My favorite area is along the Great River Road, which runs from north from Alton alongside the Mississippi and the Illinois River. You can take Interstate 270 to Hwy 67 and go north, where you’ll cross over the Missouri and then in short order the Mississippi into downtown Alton. On your way, you can take a detour by the Edward and Pat Jones Confluence Park, a maturing gem of a state park that takes you right to the point where the Mississippi and the Missouri meet.
Before you drive through Alton, take an hour or so to visit the National Great Rivers Museum by the Melvin Price Locks and Dam. Besides being an interesting destination on it’s own, you can get daily updates on the best places to see the current eagle population. If you’re coming from the Illinois side, just take Highway 3 north.
As you drive through downtown Alton, take note of the waterlines painted on the Peavey Grain facility, you’ll get a feeling for how unruly the Mississippi can be.
The eagle photos included with this entry were all taken along the Great River Road, a couple by the bluffs and one (the one I call Big Dude) at a marina. It’s almost as if the eagles know that they’re the show. When you get too cold, there are plenty of places to stop in and warm up with whatever suits your fancy. We like to drive up to Grafton and have lunch in one of the little restaurants there, or beyond to the lodge at Pere Marquette State Park (a great place for family-style fried chicken).
Another location that’s fun is the Chain of Rocks Bridge (http://bridgehunter.com/mo/st-louis-city/chain-of-rocks/). It once carried the legendary Route 66 from Illinois into Missouri, but now has been given over to pedestrian and bicycle traffic! The view is great!
If you want to make more of a day trip out of things, you can also drive up Highway 79 on the Missouri side through Winfield and Clarksville.
You can get more specific information on Missouri Eagle Days through the Missouri Department of Conservation (http://www.mdc.mo.gov/events/eagledays/), or visit the Great River Road web site at http://www.greatriverroad.com/Eagles/eagleCover.htm.

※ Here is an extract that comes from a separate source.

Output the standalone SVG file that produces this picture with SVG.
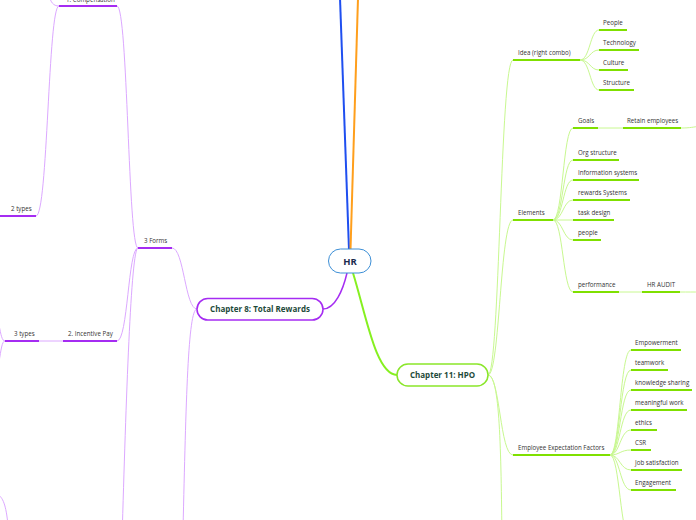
<svg xmlns="http://www.w3.org/2000/svg" width="696" height="520" viewBox="0 0 696 520">
<style>
.lbl{font-family:"Open Sans","Noto Sans",sans-serif;font-size:6.2px;fill:#333}
.ttl{font-family:"Open Sans","Noto Sans",sans-serif;font-size:8px;font-weight:bold;fill:#1d4a3a;text-anchor:middle}
.gu{stroke:#7fe000;stroke-width:2;fill:none}
.gc{stroke:#c8f890;stroke-width:1;fill:none}
.pu{stroke:#a52cf2;stroke-width:2;fill:none}
.pc{stroke:#dca8ff;stroke-width:1;fill:none}
</style>
<rect width="696" height="520" fill="#fff"/>
<g id="connectors">
<path d="M340,-2 L349,250" stroke="#1f4ff0" stroke-width="2" fill="none"/>
<path d="M358,-2 L350.5,250" stroke="#ff9f1c" stroke-width="2" fill="none"/>
<path d="M347,273 C343,290 335,309 323,309" stroke="#a52cf2" stroke-width="1.5" fill="none"/>
<path d="M353,273 C366,315 376,375 397,375" stroke="#86f020" stroke-width="2" fill="none"/>
<path class="gc" d="M488,375 C500,375 500,60 513,60"/>
<path class="gc" d="M488,375 C500,375 500,220 513,220"/>
<path class="gc" d="M488,375 C500,375 500,455 513,455"/>
<path class="gc" d="M488,375 C500,375 501,450 502,540"/>
<path class="gc" d="M580,60 C590,60 590,30 599,30"/>
<path class="gc" d="M580,60 C590,60 590,50 599,50"/>
<path class="gc" d="M580,60 C590,60 590,70 599,70"/>
<path class="gc" d="M580,60 C590,60 590,90 599,90"/>
<path class="gc" d="M553,220 C563,220 563,128 573,128"/>
<path class="gc" d="M553,220 C563,220 563,160 573,160"/>
<path class="gc" d="M553,220 C563,220 563,180 573,180"/>
<path class="gc" d="M553,220 C563,220 563,200 573,200"/>
<path class="gc" d="M553,220 L573,220"/>
<path class="gc" d="M553,220 C563,220 563,240 573,240"/>
<path class="gc" d="M553,220 C563,220 563,292 573,292"/>
<path class="gc" d="M598,128 L623,128"/>
<path class="gc" d="M681,128 C690,128 694,127 700,126"/>
<path class="gc" d="M619,292 L642,292"/>
<path class="gc" d="M680,292 C688,292 694,292 700,292"/>
<path class="gc" d="M610,455 C620,455 620,350 631,350"/>
<path class="gc" d="M610,455 C620,455 620,370 631,370"/>
<path class="gc" d="M610,455 C620,455 620,390 631,390"/>
<path class="gc" d="M610,455 C620,455 620,410 631,410"/>
<path class="gc" d="M610,455 C620,455 620,430 631,430"/>
<path class="gc" d="M610,455 C620,455 620,450 631,450"/>
<path class="gc" d="M610,455 C620,455 620,470 631,470"/>
<path class="gc" d="M610,455 C620,455 620,490 631,490"/>
<path class="gc" d="M610,455 C620,455 620,540 631,540"/>
<path class="pc" d="M197,309 C185,309 184,248 172,248"/>
<path class="pc" d="M197,309 C188,309 186,400 183,530"/>
<path class="pc" d="M138,248 C128,248 128,6 117,6"/>
<path class="pc" d="M138,248 C128,248 128,341 117,341"/>
<path class="pc" d="M138,248 C131,248 126,400 122,540"/>
<path class="pc" d="M59,6 C48,6 48,216 36,216"/>
<path class="pc" d="M59,6 C53,6 51,2 49,-4"/>
<path class="pc" d="M63,341 L39,341"/>
<path class="pc" d="M5,341 C2,341 1,335 -1,325"/>
<path class="pc" d="M5,341 C2,341 1,350 -1,362"/>
<path class="pc" d="M-3,494 C3,497 6,505 8,525"/>
</g>
<g id="hr">
<rect x="328.5" y="249" width="42.5" height="24" rx="12" fill="#fff" stroke="#3d8fd6" stroke-width="1"/>
<text x="350" y="264.5" font-family="'Open Sans','Noto Sans',sans-serif" font-size="9.5" font-weight="bold" fill="#1b2a4e" text-anchor="middle">HR</text>
</g>
<g id="ch8">
<rect x="197" y="298.5" width="126" height="21.5" rx="10.75" fill="#fff" stroke="#a52cf2" stroke-width="1.5"/>
<text class="ttl" x="260" y="312">Chapter 8: Total Rewards</text>
</g>
<g id="ch11">
<rect x="397" y="364" width="91" height="22" rx="11" fill="#fff" stroke="#8ae62a" stroke-width="1.5"/>
<text class="ttl" x="442.5" y="378">Chapter 11: HPO</text>
</g>
<g id="idea"><path class="gu" d="M513,60 H580"/><text class="lbl" x="518" y="55">Idea (right combo)</text></g>
<g id="people1"><path class="gu" d="M599,30 H627"/><text class="lbl" x="603" y="25">People</text></g>
<g id="technology"><path class="gu" d="M599,50 H639"/><text class="lbl" x="603" y="45">Technology</text></g>
<g id="culture"><path class="gu" d="M599,70 H628"/><text class="lbl" x="603" y="65">Culture</text></g>
<g id="structure"><path class="gu" d="M599,90 H634"/><text class="lbl" x="603" y="85">Structure</text></g>
<g id="elements"><path class="gu" d="M513,220 H553"/><text class="lbl" x="518" y="215">Elements</text></g>
<g id="goals"><path class="gu" d="M573,128 H598"/><text class="lbl" x="578" y="122.5">Goals</text></g>
<g id="retain"><path class="gu" d="M623,128 H681"/><text class="lbl" x="627" y="122.5">Retain employees</text></g>
<g id="org"><path class="gu" d="M573,160 H619"/><text class="lbl" x="578" y="155">Org structure</text></g>
<g id="info"><path class="gu" d="M573,180 H639"/><text class="lbl" x="578" y="175">Information systems</text></g>
<g id="rewards"><path class="gu" d="M573,200 H630"/><text class="lbl" x="578" y="195">rewards Systems</text></g>
<g id="task"><path class="gu" d="M573,220 H614"/><text class="lbl" x="578" y="215">task design</text></g>
<g id="people2"><path class="gu" d="M573,240 H601"/><text class="lbl" x="578" y="235">people</text></g>
<g id="performance"><path class="gu" d="M573,292 H619"/><text class="lbl" x="578" y="287">performance</text></g>
<g id="hraudit"><path class="gu" d="M642,292 H680"/><text class="lbl" x="647" y="287">HR AUDIT</text></g>
<g id="eef"><path class="gu" d="M513,455 H610"/><text class="lbl" x="518" y="450">Employee Expectation Factors</text></g>
<g id="empowerment"><path class="gu" d="M631,350 H681"/><text class="lbl" x="635" y="345">Empowerment</text></g>
<g id="teamwork"><path class="gu" d="M631,370 H668"/><text class="lbl" x="635" y="365">teamwork</text></g>
<g id="knowledge"><path class="gu" d="M631,390 H692"/><text class="lbl" x="635" y="385">knowledge sharing</text></g>
<g id="meaningful"><path class="gu" d="M631,410 H687"/><text class="lbl" x="635" y="405">meaningful work</text></g>
<g id="ethics"><path class="gu" d="M631,430 H657"/><text class="lbl" x="635" y="425">ethics</text></g>
<g id="csr"><path class="gu" d="M631,450 H651"/><text class="lbl" x="635" y="445">CSR</text></g>
<g id="jobsat"><path class="gu" d="M631,470 H682"/><text class="lbl" x="635" y="465">Job satisfaction</text></g>
<g id="engagement"><path class="gu" d="M631,490 H676"/><text class="lbl" x="635" y="485">Engagement</text></g>
<g id="forms"><path class="pu" d="M138,248 H172"/><text class="lbl" x="144" y="243">3 Forms</text></g>
<g id="compensation"><path class="pu" d="M59,6 H117"/><text class="lbl" x="66" y="1.5">1. Compensation</text></g>
<g id="types2"><path class="pu" d="M-2,216 H36"/><text class="lbl" x="11" y="211">2 types</text></g>
<g id="incentive"><path class="pu" d="M63,341 H117"/><text class="lbl" x="68" y="336">2. Incentive Pay</text></g>
<g id="types3"><path class="pu" d="M5,341 H39"/><text class="lbl" x="14" y="336">3 types</text></g>
</svg>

Then there are just the casual encounters, even in summer. I've sat at my breakfast table and seen a golden eagle land briefly on a patio umbrella, then spreading its wings and flying away (leaving a couple tiny holes in the fabric). And many's the time that I've glanced over to see a hawk perched on a highway sign or fence, just waiting for a field mouse or snake. There's a pair of red-shouldered hawks that like to visit the trees in our backyard too. There’s a picture of one of them here too.